A British businessman has gotten himself into trouble for making injudicious comments about the French and their approach to life and work. It’s not the first time. The French, of course, are easy targets on everything,from the 35-hour working week to trumpeting spending cuts that actually turn out to be a small increase in spending.
With that in mind, Quartz has put together some of the best rants from les etrangers about the world’s fifth-biggest economy.
“Sclerotic, hopeless, and downbeat”
Andy Street, an executive at the British retailer John Lewis, was recently in Paris to collect an award. He was delayed coming back to London and proceeded to describe the experience at a dinner, which was then widely reported. The French, he said, are ”sclerotic, hopeless, and downbeat,” adding that “nothing works and worse, nobody cares about it. If you’ve got investments in French businesses, get them out quickly.”
Then it got worse. “You get on the Eurostar from something I can only describe as the squalor pit of Europe, Gare du Nord, and you get off at a modern, forward-looking station” in London, Street said. The award Street went to collect, which he described as ”frankly revolting,” became for him a symbol of his neighbors across the Channel. “If I needed any further evidence of a country in decline, here it is,” he said. “Every time I [see it], I shall think, God help France.”
Street has since apologized. Readers in France may be interested to hear that John Lewis plans to launch a French language site soon.
“Only works three hours”
In 2013, the boss of US tire company Titan, Maurice Taylor, was asked to consider an investment in a loss-making Goodyear plant in the north of France. He responded in the style that got him the nickname “the Grizz.” ”I have visited that factory a couple of times,” he said in a letter to the French minister for industrial recovery, Arnaud Montebourg. “The French workforce gets paid high wages but only works three hours. They get one hour for breaks and lunch, talk for three, and work for three.
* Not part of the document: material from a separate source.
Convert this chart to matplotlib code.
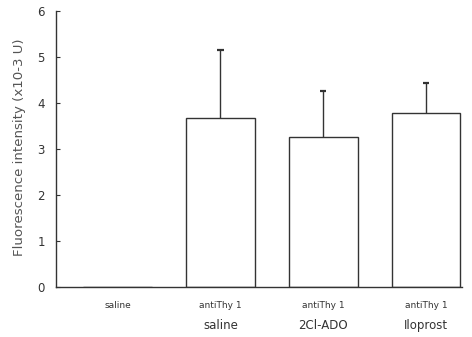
import numpy as np
import matplotlib
matplotlib.use("Agg")
import matplotlib.pyplot as plt

# values
groups = ["saline", "antiThy 1", "antiThy 1", "antiThy 1"]
treatments = ["", "saline", "2Cl-ADO", "Iloprost"]
means = np.array([0.0, 3.67, 3.27, 3.78])
errs = np.array([0.0, 1.48, 0.99, 0.65])

plt.rcParams['font.family'] = ['DejaVu Sans']

fig = plt.figure(figsize=(4.72, 3.37), dpi=100)
ax = fig.add_axes([56/472, 1-287/337, 406/472, 276/337])

x = np.arange(len(means))
ec = '#333333'
ax.bar(x, means, width=0.67, color='white', edgecolor=ec, linewidth=1.0, zorder=2)
# upper error bars only
has = errs > 0
ax.vlines(x[has], means[has], means[has] + errs[has], color=ec, linewidth=1.0, zorder=3)
ax.hlines(means[has] + errs[has], x[has] - 0.03, x[has] + 0.03, color=ec, linewidth=1.6, zorder=3)

ax.set_xlim(-0.6, 3.35)
ax.set_ylim(0, 6)
ax.set_yticks(range(7))
ax.tick_params(axis='y', labelsize=8.5, length=3, width=0.8, colors='#333333',
               direction='in', pad=8)
ax.tick_params(axis='x', length=0)
ax.set_xticks(x)
ax.set_xticklabels([])
for sp in ['top', 'right']:
    ax.spines[sp].set_visible(False)
for sp in ['left', 'bottom']:
    ax.spines[sp].set_color(ec)
    ax.spines[sp].set_linewidth(1.0)

for xi, g, t in zip(x, groups, treatments):
    ax.annotate(g, (xi, 0), xytext=(0, -13), textcoords='offset points',
                ha='center', va='center', fontsize=6.5, color=ec)
    if t:
        ax.annotate(t, (xi, 0), xytext=(0, -28), textcoords='offset points',
                    ha='center', va='center', fontsize=8.5, color=ec)

fig.text(20/472, 1-147/337, "Fluorescence intensity (x10-3 U)", rotation=90,
         ha='center', va='center', fontsize=9.6, color='#555555')

fig.savefig("out.png", dpi=100)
I told this to the French union workers to their faces. They told me that’s the French way!”
He later added: “How stupid do you think we are?” The head of a French union replied that Taylor belonged “more in a psychiatric ward than at the reins of a multinational company,” and Montebourg noted that France’s Michelin was 35 times more profitable than Titan.
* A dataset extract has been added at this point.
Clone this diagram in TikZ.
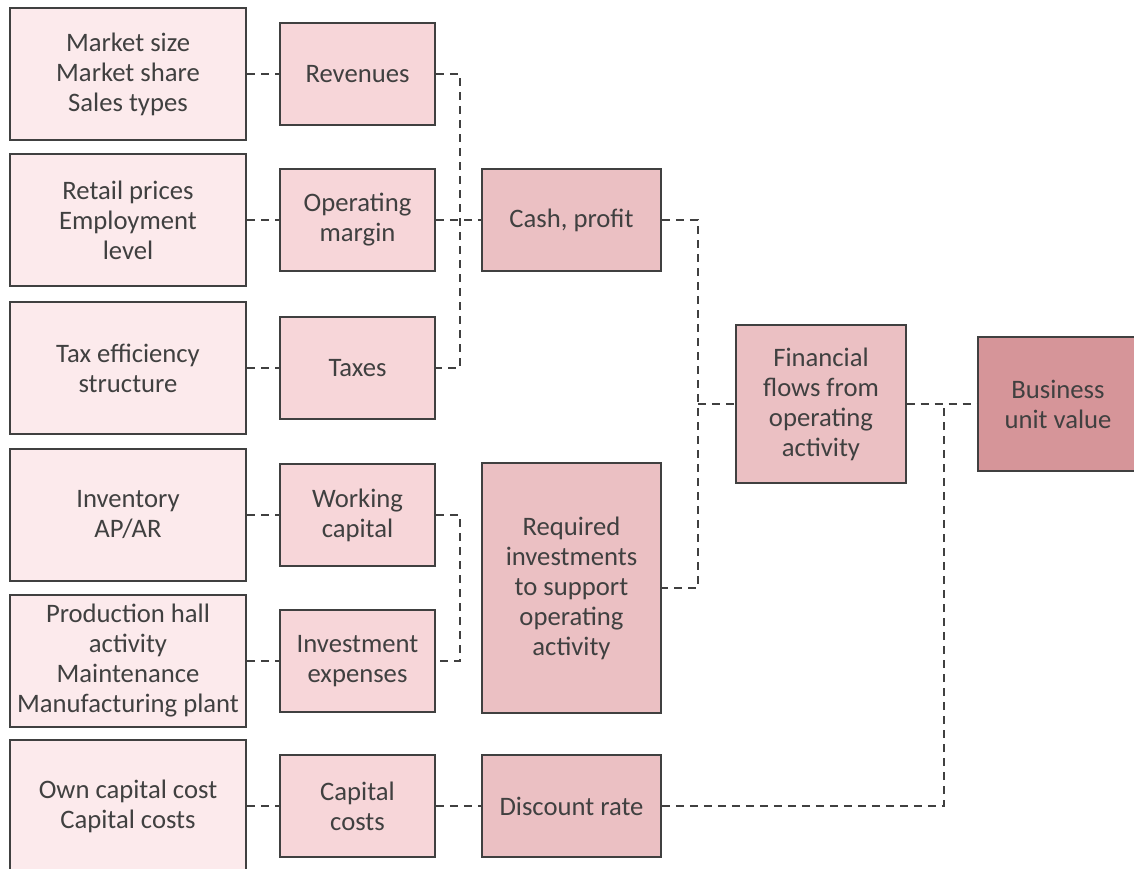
\documentclass[tikz,border=0pt]{standalone}
\usepackage{fontspec}
\setmainfont{Carlito}
\usepackage{tikz}
\usetikzlibrary{positioning}
\usepackage{xcolor}
\definecolor{boxline}{HTML}{404040}
\definecolor{fillA}{HTML}{FCEAEC}
\definecolor{fillB}{HTML}{F7D6D9}
\definecolor{fillC}{HTML}{EBC0C3}
\definecolor{fillE}{HTML}{D69599}

\begin{document}
\begin{tikzpicture}[x=0.75pt,y=-0.75pt,
    box/.style={draw=boxline,line width=1.5pt,align=center,inner sep=0pt,
      text=boxline,font=\fontsize{20}{22.5}\selectfont},
    driver/.style={box,fill=fillA,minimum width=177pt,minimum height=99pt},
    factor/.style={box,fill=fillB,minimum width=116pt,minimum height=76pt},
    flow/.style={box,fill=fillC,minimum width=134pt,minimum height=76pt},
    link/.style={draw=boxline,line width=1.5pt,dash pattern=on 6pt off 4.5pt}]
      \useasboundingbox (0,0) rectangle (1134,868);
      % drivers
      \node[driver] (size) at (128,74) {Market size\\Market share\\Sales types};
      \node[driver] (prices) at (128,220) {Retail prices\\Employment\\level};
      \node[driver] (tax) at (128,368) {Tax efficiency\\structure};
      \node[driver] (stock) at (128,515) {Inventory\\AP/AR};
      \node[driver] (plant) at (128,661) {Production hall\\activity\\Maintenance\\Manufacturing plant};
      \node[driver] (own) at (128,806) {Own capital cost\\Capital costs};
      % factors
      \node[factor] (rev) at (357.5,74) {Revenues};
      \node[factor] (margin) at (357.5,220) {Operating\\margin};
      \node[factor] (taxes) at (357.5,368) {Taxes};
      \node[factor] (wc) at (357.5,515) {Working\\capital};
      \node[factor] (invest) at (357.5,661) {Investment\\expenses};
      \node[factor] (capcost) at (357.5,806) {Capital\\costs};
      % flows
      \node[flow] (cash) at (571.5,220) {Cash, profit};
      \node[flow,minimum height=187pt] (req) at (571.5,588) {Required\\investments\\to support\\operating\\activity};
      \node[flow] (disc) at (571.5,806) {Discount rate};
      \node[flow,minimum width=127pt,minimum height=118pt] (ops) at (821,404) {Financial\\flows from\\operating\\activity};
      \node[box,fill=fillE,minimum width=120pt,minimum height=100pt] (value) at (1058,404) {Business\\unit value};

      \draw[link] (size) -- (rev);
      \draw[link] (prices) -- (margin);
      \draw[link] (tax) -- (taxes);
      \draw[link] (stock) -- (wc);
      \draw[link] (plant) -- (invest);
      \draw[link] (own) -- (capcost);

      \draw[link] (rev.east) -- ++(24,0) |- (taxes.east);
      \draw[link] (margin) -- (cash);
      \draw[link] (wc.east) -- ++(24,0) |- (invest.east);
      \draw[link] (capcost) -- (disc);

      \draw[link] (cash.east) -- ++(36,0) coordinate (split) |- (req.east);
      \draw[link] (split |- ops.west) -- (ops.west);
      \draw[link] (ops) -- (value);
      \coordinate (join) at (944,404);
      \draw[link] (disc.east) -| (join);
\end{tikzpicture}
\end{document}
“There’s always a problem”
There are many more examples from less high-profile sources. For example, Swiss recruitment firms have reportedly shunned French candidates because they are “too lazy,” “arrogant,” and often phone in sick on Mondays and Fridays. ”There’s always a problem. It’s totally different with the Spanish and the Portuguese,” the head of one recruitment firm told Le Matin Dimanche.
Other criticisms come from within. Chinese immigrants in France, for example, are unhappy with the 35-hour working week limit. ”As I see it, when you work, you’re paid. So why stop at 35 hours?” one told Reuters. Another said: “We Chinese think all the unemployment is because people can’t work enough.”
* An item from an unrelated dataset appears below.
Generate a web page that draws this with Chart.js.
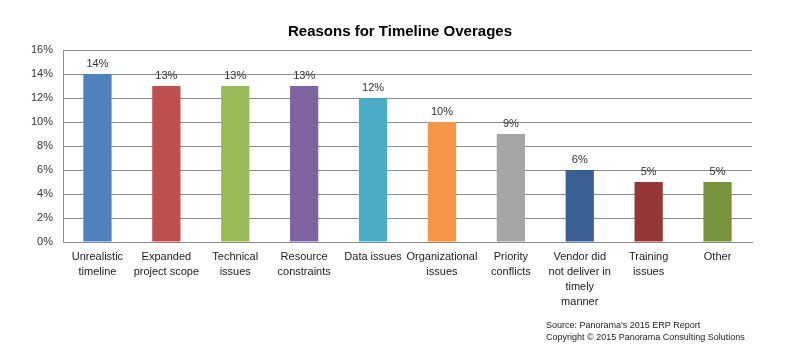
<!DOCTYPE html>
<html><head><meta charset="utf-8">
<script src="https://cdn.jsdelivr.net/npm/chart.js@4"></script>
<style>html,body{margin:0;padding:0;background:#fff}#wrap{width:790px;height:354px;position:relative}</style>
</head><body><div id="wrap"><canvas id="c" width="790" height="354"></canvas></div>
<script>
const categories = [["Unrealistic","timeline"],["Expanded","project scope"],["Technical","issues"],["Resource","constraints"],["Data issues"],["Organizational","issues"],["Priority","conflicts"],["Vendor did","not deliver in","timely","manner"],["Training","issues"],["Other"]];
const values = [14,13,13,13,12,10,9,6,5,5];
const barColors = ["#4F81BD","#C0504D","#9BBB59","#8064A2","#4BACC6","#F79646","#A5A5A5","#3A5F94","#953735","#77933C"];
const yTicks = [0,2,4,6,8,10,12,14,16];
const titleText = "Reasons for Timeline Overages";
const sourceLines = ["Source: Panorama's 2015 ERP Report","Copyright \u00A9 2015 Panorama Consulting Solutions"];
const FONT = "'Liberation Sans', Arial, sans-serif";

const extras = {
  id:'extras',
  afterDatasetsDraw(chart){
    const ctx = chart.ctx;
    const meta = chart.getDatasetMeta(0);
    ctx.save();
    ctx.fillStyle = '#333';
    ctx.font = '11px ' + FONT;
    ctx.textAlign = 'center';
    ctx.textBaseline = 'bottom';
    meta.data.forEach((bar,i)=>{
      ctx.fillText(values[i] + '%', bar.x, bar.y - 5);
    });
    ctx.restore();
  },
  afterDraw(chart){
    const ctx = chart.ctx;
    ctx.save();
    ctx.fillStyle = '#000';
    ctx.font = 'bold 15px ' + FONT;
    ctx.textAlign = 'center';
    ctx.textBaseline = 'middle';
    ctx.fillText(titleText, 400, 32);
    ctx.font = '9px ' + FONT;
    ctx.fillStyle = '#222';
    ctx.textAlign = 'left';
    ctx.fillText(sourceLines[0], 546, 326);
    ctx.fillText(sourceLines[1], 546, 338);
    ctx.restore();
  }
};

new Chart(document.getElementById('c'), {
  type:'bar',
  data:{labels:categories, datasets:[{data:values, backgroundColor:barColors, barPercentage:0.41, categoryPercentage:1}]},
  options:{
    responsive:false, animation:false,
    layout:{padding:{top:50,right:38,left:0,bottom:0}},
    plugins:{legend:{display:false}, tooltip:{enabled:false}},
    scales:{
      y:{min:0,max:16,
        afterFit(s){ s.width = 63; },
        afterBuildTicks(s){ s.ticks = yTicks.map(v=>({value:v})); },
        ticks:{callback:v=>v+'%', color:'#333', font:{family:FONT,size:11}, padding:10},
        grid:{color:'#8c8c8c', drawTicks:false, lineWidth:1},
        border:{color:'#8c8c8c'}
      },
      x:{
        afterFit(s){ s.height = 354-242; },
        ticks:{color:'#222', font:{family:FONT,size:11,lineHeight:1.35}, padding:8, maxRotation:0, autoSkip:false},
        grid:{display:false, drawTicks:false},
        border:{color:'#8c8c8c'}
      }
    }
  },
  plugins:[extras]
});
</script></body></html>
“Should we go to lunch now?”
The history of French-bashing goes way back. The French writer and journalist Jules Huret visited Germany and wrote up his account, which was published as “De Hambourg aux marches de Pologne: en Allemagne” in 1908. In it, the head of a large bank in Westphalia tells Huret:
There’s too much talking in your offices, large and small. We are always surprised when we go to Paris for work for all the time lost to ‘chatting.’ An appointment is made for a prompt 10 a.m. Everyone greets each other, they self-congratulate, they ‘chat,’ then they broach the subject as if they’re scared of having to decide. From 11:30, people look at their watch, and there is always someone to exclaim, “Ah, should we go to lunch now? We will discuss more at the table!”
Even in Huret’s time, there was confusion about France’s own self-worth and its place in the world. Considering his country’s neighbor, which was growing in power, Huret wrote:
How is it that these people, poor, composed only 50 years since of small tradesmen, functionaries, sordid peasants, and wretched farmworkers, living on infertile soil, has succeeded in so short a time, in passing rich France in the business field, and will soon do the same with haughty England in lines in which she has long had the monopoly?
Those words—with some minor adjustments for political correctness—could have been written in an editorial in a French newspaper today.